With a bit more tinkering it works!

julia-1.1 --project=. test/test_assignment_capture.jl
Dict{Any,Any} with 3 entries:
  Symbol("##eg_last#381") => Dict{Any,Any}()
  :z => 6
  Symbol("##eg2#379") => Dict{Any,Any}(:y=>5,Symbol("##+#378")=>Dict{Any,Any}(),Symbol("##eg21#372")=>Dict{Any,Any}(Symbol("##*#371")=>Dict{Any,Any}()),Symbol("##eg3#377")=>Dict{Any,Any}(Symbol("##+#376")=>Dict{Any,Any}()),:ret=>6)

@jrevels do you think this might be a nice example for the Cassette docs? It is a lot shorter and I think might be simpler than the sliceprintln thing

oxinabox commented 5 years ago

All the tests are probably broken now. But this now has the core functionality (and even User Commands working) around being able to break/step midway through a method. This is done by inserting an extra call in between every statement.
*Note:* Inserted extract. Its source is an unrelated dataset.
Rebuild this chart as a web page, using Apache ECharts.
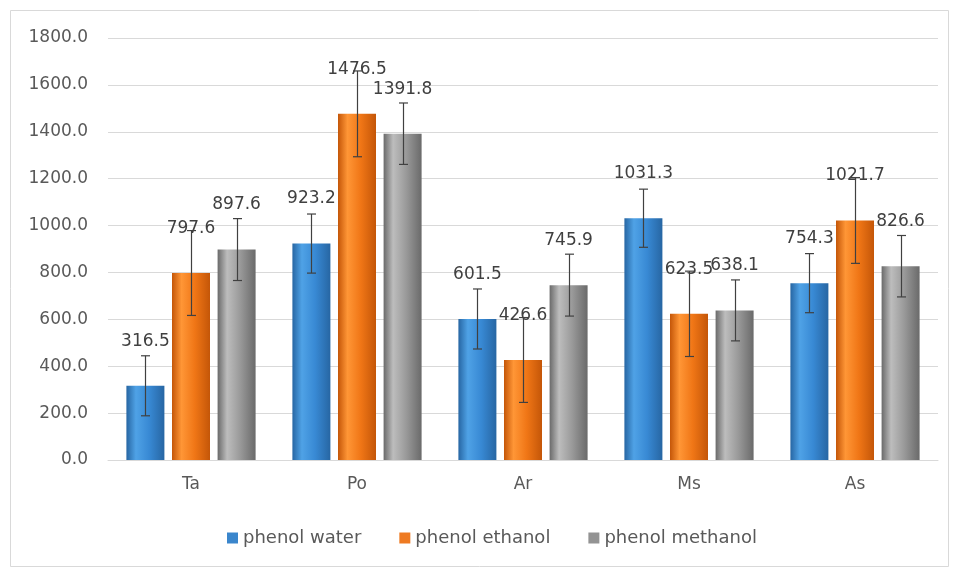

Todo is to hook the breakpoint stuff in (right now it just initially begins by breakpointing immediately), then to add some polish by not recompiling literally everything and adding in this code. This can be done by not recurseing calls that we are going to StepNext over; though the problem there is what if it called a breakpointed method. So probably actually need to be a bit smarter than that, but that is the principle.